Helen Keable, investment director at Manning Gottlieb OMD, wonders whether we have been temporarily dazzled by the bright lights of “scale” and lost sight of why we really value local radio…

It seems that radio has arrived at its fork in the road with its USP rather lost at sea… In the good old days we talked about radio as our “friend” – the term was as cringe-worthy then as it is now, but equally it encapsulated all of the reasons we put radio on our media schedules.

You trust your friends, you listen to them, they influence your choices, you take on board their recommendations… and that’s the role that ILR used to play. It did what it said on the tin. Listeners enjoyed a relationship with their local radio station courtesy of the way those presenters communicated with them – they may have been local celebs, but they lived and worked in the same community, which immediately provided  common ground.
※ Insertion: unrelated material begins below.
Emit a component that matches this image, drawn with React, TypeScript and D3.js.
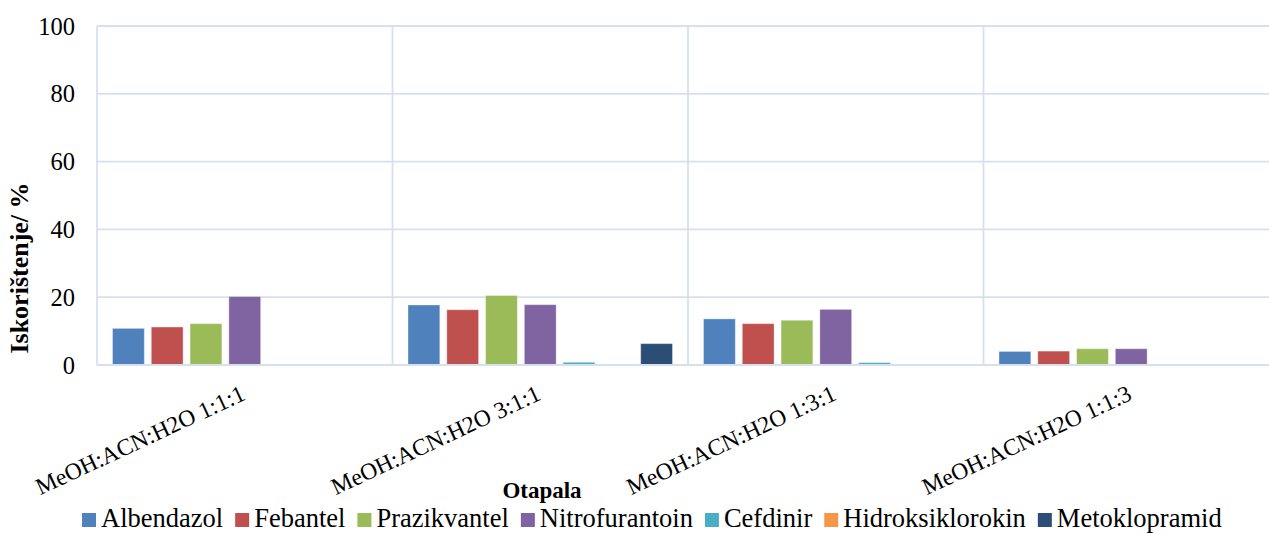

That’s not to say it was without its flaws, not least the low-rent local creative efforts, which were often enough to repel any self-respecting national brand, but that notwithstanding it played its part well.

And for all the many, many benefits that investment into networked brand or “lifestyle” programming is and will continue to bring, a part of me wonders whether we haven’t been temporarily dazzled by the bright lights of “scale” and lost sight of why we really value local radio; because of the influence it has over its listeners.

The often touted “one stop shop” route to radio buying has never really cut it with me – it’s too easy to blur the boundary between a brand that resonates in the bubble that is media-land rather than a brand that actually means something in local communities across the UK.  From an advertising perspective it should always be the latter that matters, and whilst year one of wholesale syndication has brought with it undisputed growth in listening, it remains to be seen whether the higher caliber of presenter and production values that come with it enhance or detract from radio’s original USP of endorsement on a grass-roots level.

Already I can hear my detractors telling me to get over it and move on… but this isn’t about being change-resistant.  There’s a lot to be said for the consolidation we’ve seen in recent years – let’s be honest many of those local services would be a distant memory had they not enjoyed the protection of private owners with a longer-term plan. We’ll all be familiar with the sorry tale of local press and I’m not suggesting that ILR should rest on its laurels and await the same fate… but there’s staying contemporary and there’s shifting the goalposts altogether. The trick, as always, is in striking the right balance.

With Global Radio about to embark on phase two of their network roll-out plan as Capital goes semi-national in January, 2011 will be a telling time for the radio business. Personally I think this will prove a tougher task than their Heart re-brand, not least because of a factor as simple as geography. True to home-counties form here comes my sweeping statement about “The North”; people have so much more affinity with their communities in those regions. When a collection of ailing southern based stations that just happened to be owned by the same group were re-launched under the Heart umbrella a year ago now it was a no-brainer, but I’m not sure that the Capital brand will be welcomed with such open arms in places that arguably have far more distinctive local cultures.

In agency land we claim to be platform agnostic, our role is to identify those apertures where consumers are most easily influenced and can be prompted to engage positively with our brands. Radio has come a long way even prior to the recent changes; it’s one of few traditional channels that can claim to have held audience levels over the long term, it’s even niftily shifted its revenue base very much in favour of national clients, and we only need think about the crowds that stations drive to local events to realise that it must be doing something right.

Don’t get me wrong, I’m not for a moment suggesting that radio like all media doesn’t need to move with the times, I’m saying that we should think twice before we fall prey to the Emperor’s New Clothes syndrome and turn our backs on a USP as compelling and still unique as local influence in favour of pitching radio into the fray of longer-established and more scalable media brands where we immediately sacrifice our point of difference.